• Task to complete:
The data below should be restated word for word, with every picture omitted.
** Start **
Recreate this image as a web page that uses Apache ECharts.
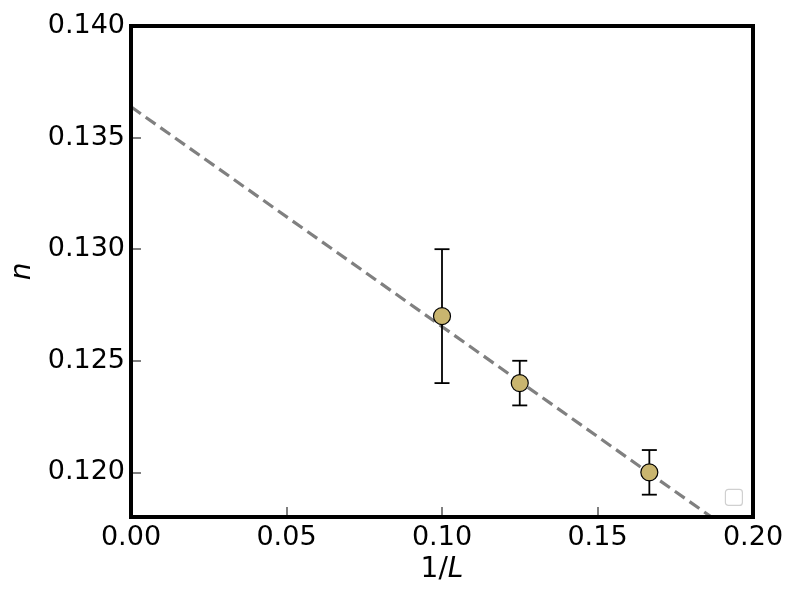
<!DOCTYPE html>
<html>
<head>
<meta charset="utf-8">
<script src="https://cdn.jsdelivr.net/npm/echarts@6/dist/echarts.min.js"></script>
<style>html,body{margin:0;padding:0;background:#fff}#c{width:800px;height:600px}</style>
</head>
<body>
<div id="c"></div>
<script>
// Data
const invL = [0.1, 0.125, 0.16667];
const nValues = [0.127, 0.124, 0.120];
const nLower = [0.124, 0.123, 0.119];
const nUpper = [0.130, 0.125, 0.121];
const fitX = [0, 0.2];
const fitY = [0.13638, 0.11668];
const xTicks = [0, 0.05, 0.1, 0.15, 0.2];
const yTicks = [0.120, 0.125, 0.130, 0.135, 0.140];

const chart = echarts.init(document.getElementById('c'), null, {renderer: 'canvas'});
const FONT = 'DejaVu Sans';

const errData = invL.map((x, i) => [x, nLower[i], nUpper[i]]);
const ptData = invL.map((x, i) => [x, nValues[i]]);
const fitData = fitX.map((x, i) => [x, fitY[i]]);

chart.setOption({
  animation: false,
  backgroundColor: '#fff',
  grid: {left: 131, right: 47, top: 26, bottom: 83, show: true, borderColor: '#000', borderWidth: 4, backgroundColor: 'transparent', z: 10, outerBoundsMode: 'none', containLabel: false},
  xAxis: {
    type: 'value', min: 0, max: 0.2,
    axisLine: {show: false},
    splitLine: {show: false},
    axisTick: {show: true, inside: true, length: 10, lineStyle: {color: '#808080', width: 2}, customValues: xTicks},
    axisLabel: {fontFamily: FONT, fontSize: 27, color: '#000', margin: 7, customValues: xTicks, formatter: v => v.toFixed(2)},
    name: '{a|1/}{b|L}', nameLocation: 'middle', nameGap: 37,
    nameTextStyle: {rich: {a: {fontFamily: FONT, fontSize: 28, color: '#000'}, b: {fontFamily: FONT, fontSize: 28, fontStyle: 'italic', color: '#000'}}}
  },
  yAxis: {
    type: 'value', min: 0.118, max: 0.140,
    axisLine: {show: false},
    splitLine: {show: false},
    axisTick: {show: true, inside: true, length: 10, lineStyle: {color: '#808080', width: 2}, customValues: yTicks},
    axisLabel: {fontFamily: FONT, fontSize: 27, color: '#000', margin: 6, customValues: yTicks, formatter: v => v.toFixed(3)},
    name: 'n', nameLocation: 'middle', nameGap: 90,
    nameTextStyle: {fontFamily: FONT, fontSize: 28, fontStyle: 'italic', color: '#000'}
  },
  series: [
    {
      type: 'line', data: fitData, symbol: 'none', clip: true,
      lineStyle: {color: '#808080', width: 3.2, type: [12, 6]}, z: 1
    },
    {
      type: 'custom', data: errData, z: 2, clip: true,
      renderItem: function (params, api) {
        const x = api.value(0);
        const lo = api.coord([x, api.value(1)]);
        const hi = api.coord([x, api.value(2)]);
        const cap = 7.5;
        const style = {stroke: '#000', lineWidth: 1.8};
        return {
          type: 'group',
          children: [
            {type: 'line', shape: {x1: lo[0], y1: lo[1], x2: hi[0], y2: hi[1]}, style},
            {type: 'line', shape: {x1: lo[0] - cap, y1: lo[1], x2: lo[0] + cap, y2: lo[1]}, style},
            {type: 'line', shape: {x1: hi[0] - cap, y1: hi[1], x2: hi[0] + cap, y2: hi[1]}, style}
          ]
        };
      }
    },
    {
      type: 'scatter', data: ptData, symbol: 'circle', symbolSize: 17, z: 3,
      itemStyle: {color: '#C9B56F', borderColor: '#000', borderWidth: 1.2, opacity: 1}
    }
  ],
  graphic: [
    {type: 'rect', right: 57, bottom: 94, shape: {width: 17, height: 16, r: 3}, style: {fill: '#fff', stroke: '#d0d0d0', lineWidth: 1.2}, z: 20}
  ]
});
</script>
</body>
</html>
** End **
• Complete response:
Recreate this image as a web page that uses Apache ECharts.
<!DOCTYPE html>
<html>
<head>
<meta charset="utf-8">
<script src="https://cdn.jsdelivr.net/npm/echarts@6/dist/echarts.min.js"></script>
<style>html,body{margin:0;padding:0;background:#fff}#c{width:800px;height:600px}</style>
</head>
<body>
<div id="c"></div>
<script>
// Data
const invL = [0.1, 0.125, 0.16667];
const nValues = [0.127, 0.124, 0.120];
const nLower = [0.124, 0.123, 0.119];
const nUpper = [0.130, 0.125, 0.121];
const fitX = [0, 0.2];
const fitY = [0.13638, 0.11668];
const xTicks = [0, 0.05, 0.1, 0.15, 0.2];
const yTicks = [0.120, 0.125, 0.130, 0.135, 0.140];

const chart = echarts.init(document.getElementById('c'), null, {renderer: 'canvas'});
const FONT = 'DejaVu Sans';

const errData = invL.map((x, i) => [x, nLower[i], nUpper[i]]);
const ptData = invL.map((x, i) => [x, nValues[i]]);
const fitData = fitX.map((x, i) => [x, fitY[i]]);

chart.setOption({
  animation: false,
  backgroundColor: '#fff',
  grid: {left: 131, right: 47, top: 26, bottom: 83, show: true, borderColor: '#000', borderWidth: 4, backgroundColor: 'transparent', z: 10, outerBoundsMode: 'none', containLabel: false},
  xAxis: {
    type: 'value', min: 0, max: 0.2,
    axisLine: {show: false},
    splitLine: {show: false},
    axisTick: {show: true, inside: true, length: 10, lineStyle: {color: '#808080', width: 2}, customValues: xTicks},
    axisLabel: {fontFamily: FONT, fontSize: 27, color: '#000', margin: 7, customValues: xTicks, formatter: v => v.toFixed(2)},
    name: '{a|1/}{b|L}', nameLocation: 'middle', nameGap: 37,
    nameTextStyle: {rich: {a: {fontFamily: FONT, fontSize: 28, color: '#000'}, b: {fontFamily: FONT, fontSize: 28, fontStyle: 'italic', color: '#000'}}}
  },
  yAxis: {
    type: 'value', min: 0.118, max: 0.140,
    axisLine: {show: false},
    splitLine: {show: false},
    axisTick: {show: true, inside: true, length: 10, lineStyle: {color: '#808080', width: 2}, customValues: yTicks},
    axisLabel: {fontFamily: FONT, fontSize: 27, color: '#000', margin: 6, customValues: yTicks, formatter: v => v.toFixed(3)},
    name: 'n', nameLocation: 'middle', nameGap: 90,
    nameTextStyle: {fontFamily: FONT, fontSize: 28, fontStyle: 'italic', color: '#000'}
  },
  series: [
    {
      type: 'line', data: fitData, symbol: 'none', clip: true,
      lineStyle: {color: '#808080', width: 3.2, type: [12, 6]}, z: 1
    },
    {
      type: 'custom', data: errData, z: 2, clip: true,
      renderItem: function (params, api) {
        const x = api.value(0);
        const lo = api.coord([x, api.value(1)]);
        const hi = api.coord([x, api.value(2)]);
        const cap = 7.5;
        const style = {stroke: '#000', lineWidth: 1.8};
        return {
          type: 'group',
          children: [
            {type: 'line', shape: {x1: lo[0], y1: lo[1], x2: hi[0], y2: hi[1]}, style},
            {type: 'line', shape: {x1: lo[0] - cap, y1: lo[1], x2: lo[0] + cap, y2: lo[1]}, style},
            {type: 'line', shape: {x1: hi[0] - cap, y1: hi[1], x2: hi[0] + cap, y2: hi[1]}, style}
          ]
        };
      }
    },
    {
      type: 'scatter', data: ptData, symbol: 'circle', symbolSize: 17, z: 3,
      itemStyle: {color: '#C9B56F', borderColor: '#000', borderWidth: 1.2, opacity: 1}
    }
  ],
  graphic: [
    {type: 'rect', right: 57, bottom: 94, shape: {width: 17, height: 16, r: 3}, style: {fill: '#fff', stroke: '#d0d0d0', lineWidth: 1.2}, z: 20}
  ]
});
</script>
</body>
</html>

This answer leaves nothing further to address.